If the hot peppers and onions don’t pull you in, the gooey cheese on top of thin beef tenderloin surely will.
As a gal born and raised in Philadelphia, I know a thing or two about cheesesteaks. Today I’m sharing with you my version of The Very Best Grilled Philly Cheesesteak.
I know, I know. I can hear you saying, “Wait, hold on…you can’t grill a Philly Cheesesteak!” What about the grease? Doesn’t that have something to do with the siren call of a perfectly made Philly cheesesteak??”
My answer is yes. Sort-of.
I can vividly remember holding the just-made cheesesteaks of my youth and squeezing out some of the grease and cheese “juice.” As a teen, my first serious boyfriend lived about 30 minutes away, down the Boulevard and deeper into Philly. The first time he ordered a cheesesteak, he asked for mayo. I was horrified. Who would put mayo on a cheesesteak?? My family was all about pizzasteaks (steak, cheese, sauce and fried onions) or a plain cheesesteak (steak and cheese) that we would douse with ketchup.
The very thought of mayonnaise on a cheesesteak? Blech! But that’s how everyone in his neighborhood ate them.
Take a guess as to what’s on my cheesesteak these days? Umm, yup… mayo it is! (Today, the thought of ketchup on a cheesesteak makes me shudder.)
I especially enjoy a cheesesteak hoagie. The roll slathered with mayo, lettuce, American cheese, and meat. Hot peppers on the side. Mmm!
I have one make or break about this order: my lettuce must be on the bottom or I am not a happy girl. I want the shredded lettuce mingling with the mayo nestled against the roll with the heat of the meat wilting it. I dot the sandwich with the sliced hot peppers and, bite after bite, the magical combination satisfies.
In my opinion, the secret to the iconic Philly Cheesesteak is the roll. I am not alone in this thinking. Seriously, the magic of our sandwiches (hoagies, cheesesteaks, hot roast pork, hot roast beef) begins with a perfect roll.
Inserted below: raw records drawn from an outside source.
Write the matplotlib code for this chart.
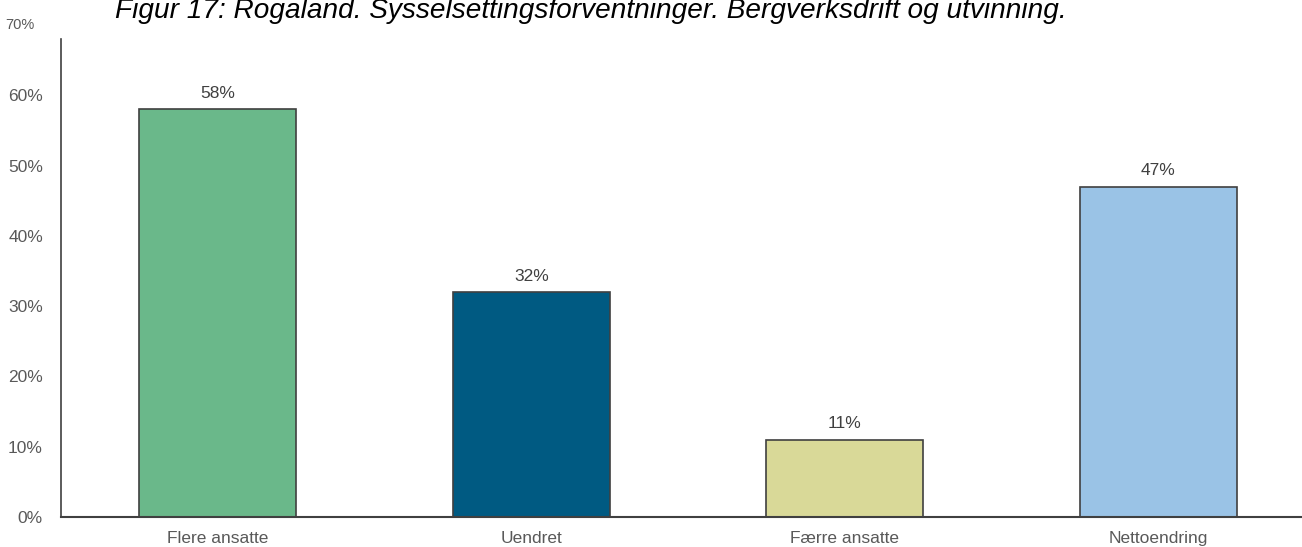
import matplotlib.pyplot as plt
from matplotlib.ticker import PercentFormatter

categories = ["Flere ansatte", "Uendret", "Færre ansatte", "Nettoendring"]
values = [0.58, 0.32, 0.11, 0.47]
bar_colors = ["#6AB88A", "#005A82", "#D9D998", "#9AC3E6"]
y_ticks = [0.0, 0.1, 0.2, 0.3, 0.4, 0.5, 0.6]
title = "Figur 17: Rogaland. Sysselsettingsforventninger. Bergverksdrift og utvinning."

plt.rcParams['font.family'] = ['Liberation Sans', 'DejaVu Sans']

fig = plt.figure(figsize=(13.02, 5.47), dpi=100)
# axes run past the right edge, as in the cropped original
ax = fig.add_axes([61 / 1302, 30 / 547, 1254 / 1302, 492 / 547])

x = range(len(categories))
ax.bar(x, values, width=0.5, color=bar_colors, edgecolor="#404040", linewidth=1.2, zorder=2)

for xi, v in zip(x, values):
    ax.annotate("{:.0%}".format(v), (xi, v), xytext=(0, 6), textcoords="offset points",
                ha="center", va="bottom", fontsize=12.5, color="#404040")

ax.set_xlim(-0.5, 3.5)
ax.set_ylim(0, 0.70)
ax.set_yticks(y_ticks)
ax.yaxis.set_major_formatter(PercentFormatter(1.0, decimals=0))
ax.set_xticks(list(x))
ax.set_xticklabels(categories)
ax.tick_params(axis="both", length=0, labelsize=12.5, labelcolor="#595959")
ax.tick_params(axis="y", pad=13)
ax.tick_params(axis="x", pad=10)

# the top label sits a bit off in the original, and is smaller
ax.text(-41 / 1254, 0.70, "70%", transform=ax.get_yaxis_transform(), ha="center", va="center",
        fontsize=10.5, color="#595959")

for side in ("top", "right"):
    ax.spines[side].set_visible(False)
ax.spines["left"].set_bounds(0, 0.68)
ax.spines["left"].set_color("#404040")
ax.spines["left"].set_linewidth(1.2)
ax.spines["bottom"].set_color("#404040")
ax.spines["bottom"].set_linewidth(1.5)

fig.text(115 / 1302, 1 - 18 / 547, title, fontsize=20.2, style="italic",
         ha="left", va="baseline", color="black")

fig.savefig("out.png", dpi=100)
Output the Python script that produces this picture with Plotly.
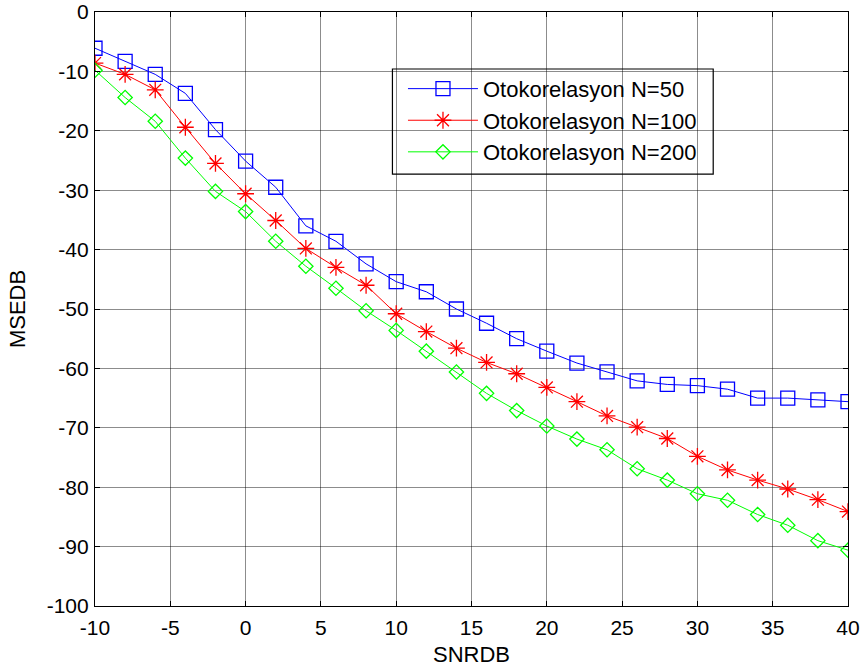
import plotly.graph_objects as go

# SNR sweep (dB) and the resulting mean-square error (dB) for each window length
snr_db = [-10, -8, -6, -4, -2, 0, 2, 4, 6, 8, 10, 12, 14, 16, 18, 20, 22, 24, 26,
          28, 30, 32, 34, 36, 38, 40]

mse_n50 = [-6.1, -8.3, -10.5, -13.7, -19.8, -25.1, -29.5, -36.0, -38.6, -42.4,
           -45.4, -47.1, -50.0, -52.4, -55.0, -57.1, -59.1, -60.6, -62.1, -62.7,
           -62.9, -63.5, -65.0, -65.0, -65.3, -65.6]

mse_n100 = [-8.6, -10.5, -13.1, -19.4, -25.5, -30.6, -35.1, -39.8, -43.0, -46.0,
            -50.8, -53.8, -56.6, -59.0, -60.9, -63.2, -65.6, -68.0, -69.9, -71.8,
            -74.8, -77.1, -78.8, -80.3, -82.1, -84.1]

mse_n200 = [-9.8, -14.4, -18.4, -24.6, -30.2, -33.6, -38.6, -42.8, -46.5, -50.3,
            -53.6, -57.1, -60.6, -64.2, -67.1, -69.7, -71.9, -73.7, -76.9, -78.8,
            -81.1, -82.2, -84.6, -86.4, -89.0, -90.6]

series_names = ["Otokorelasyon N=50", "Otokorelasyon N=100", "Otokorelasyon N=200"]
x_ticks = [-10, -5, 0, 5, 10, 15, 20, 25, 30, 35, 40]
y_ticks = [0, -10, -20, -30, -40, -50, -60, -70, -80, -90, -100]

FONT = "Liberation Sans, Arial, sans-serif"

fig = go.Figure()

fig.add_trace(go.Scatter(
    x=snr_db, y=mse_n50, name=series_names[0], mode="lines+markers",
    line=dict(color="#0000ff", width=1),
    marker=dict(symbol="square-open", size=14, color="#0000ff",
                line=dict(color="#0000ff", width=1.3)),
))
fig.add_trace(go.Scatter(
    x=snr_db, y=mse_n100, name=series_names[1], mode="lines+markers",
    line=dict(color="#ff0000", width=1),
    marker=dict(symbol="asterisk-open", size=14, color="#ff0000",
                line=dict(color="#ff0000", width=1.3)),
))
fig.add_trace(go.Scatter(
    x=snr_db, y=mse_n200, name=series_names[2], mode="lines+markers",
    line=dict(color="#00ff00", width=1),
    marker=dict(symbol="diamond-open", size=11, color="#00ff00",
                line=dict(color="#00ff00", width=1.3)),
))

axis_common = dict(
    showline=True, linecolor="black", linewidth=1.2, mirror="ticks",
    ticks="inside", ticklen=5, tickcolor="black", tickwidth=1,
    showgrid=True, gridcolor="rgba(0,0,0,0.45)", gridwidth=1,
    zeroline=False, automargin=False,
    tickfont=dict(family=FONT, size=21, color="black"),
)

fig.update_xaxes(
    range=[-10, 40], tickvals=x_ticks, ticktext=[str(v) for v in x_ticks],
    ticklabelstandoff=3,
    title=dict(text="SNRDB", font=dict(family=FONT, size=22, color="black"),
               standoff=8),
    **axis_common,
)
fig.update_yaxes(
    range=[-100, 0], tickvals=y_ticks, ticktext=[str(v) for v in y_ticks],
    ticklabelstandoff=1,
    title=dict(text="MSEDB", font=dict(family=FONT, size=22, color="black"),
               standoff=14),
    **axis_common,
)

# Legend frame
fig.add_shape(type="rect", xref="paper", yref="paper",
              x0=0.395, x1=0.821, y0=0.727, y1=0.904,
              line=dict(color="black", width=1.2), fillcolor="white", layer="below")

fig.update_layout(
    template="none",
    width=863, height=672,
    margin=dict(l=95, r=15, t=12, b=66),
    paper_bgcolor="white", plot_bgcolor="rgba(0,0,0,0)",
    font=dict(family=FONT, color="black"),
    legend=dict(
        x=0.409, y=0.906, xanchor="left", yanchor="top",
        bgcolor="rgba(0,0,0,0)", borderwidth=0,
        font=dict(family=FONT, size=22, color="black"),
        itemwidth=70,
    ),
)

fig.write_html("out.html")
Soft and pillow-y on the inside and thin crisp shell on the outside. You know how a perfect crème brûlée begins with the tap-tap-tap of the caramelized sugar crust? A well-made Philly roll is the same way!
Traditionally, Philly Cheesesteaks are made with chipped beef that comes in super thin slices that get placed on the flat grill-top to cook through before it’s quickly chopped. Toppings get added like fried onions, mushrooms, peppers, pepperoni or whatever else you dream up. The cook uses his spatula and portions out a pile for each sandwich, tops the meat pile with American or provolone cheese slices, lets the cheese melt just a bit, then scoops it up faster than you thought possible with a spatula and slides it into the roll (which may be slathered with mayo or left dry). Seconds later, it’s wrapped in a paper-lined aluminum wrapper and off to a lucky recipient.
If you visit Pat’s or Geno’s—the two landmarks in center city Philly who notoriously battle it out for supremacy—you’ll hear “Cheesesteak American Wit” or “Cheesesteak Whiz Widdout.” All Day Long. Translation: The wit and the widdout refer to with fried onions or without fried onions.
For my take on The Best Grilled Philly Cheesesteak, I went “wit.” I began with a pan full of sautéed, slightly caramelized onions that I cooked on the grill and followed that by a well-seasoned hunk of beef tenderloin grilled to perfection.
The meat of a traditional cheesesteak is cooked through; however to honor the cut of meat I chose, I went with a medium cook. Sliced thin or it’s not a real Philly Cheesesteak.
I made one sandwich with the American cheese I grew up with and another using the typical Philly Cheese Wiz, as well as a handful of hot pepper rings. Both my husband and I preferred the American. Feel free to use provolone, if that’s your thing.
I’ll be honest with you. The very thought of putting cheese on Filet Mignon was making every part of my being very nervous, I knew it was a bad idea. Boy, was I was wrong.
The cheesesteak was exceptional! I mean…you start with a great cut of meat and grill it. The traditional greasiness of a cheesesteak is gone. What you end up with is bite after bite of onions mingling with filet and bits of gooey cheese here and there, held in place with a crisp-tender roll. Yes, yes, YES! I may never order a cheesesteak again! Pat’s and Gino’s…you better watch out!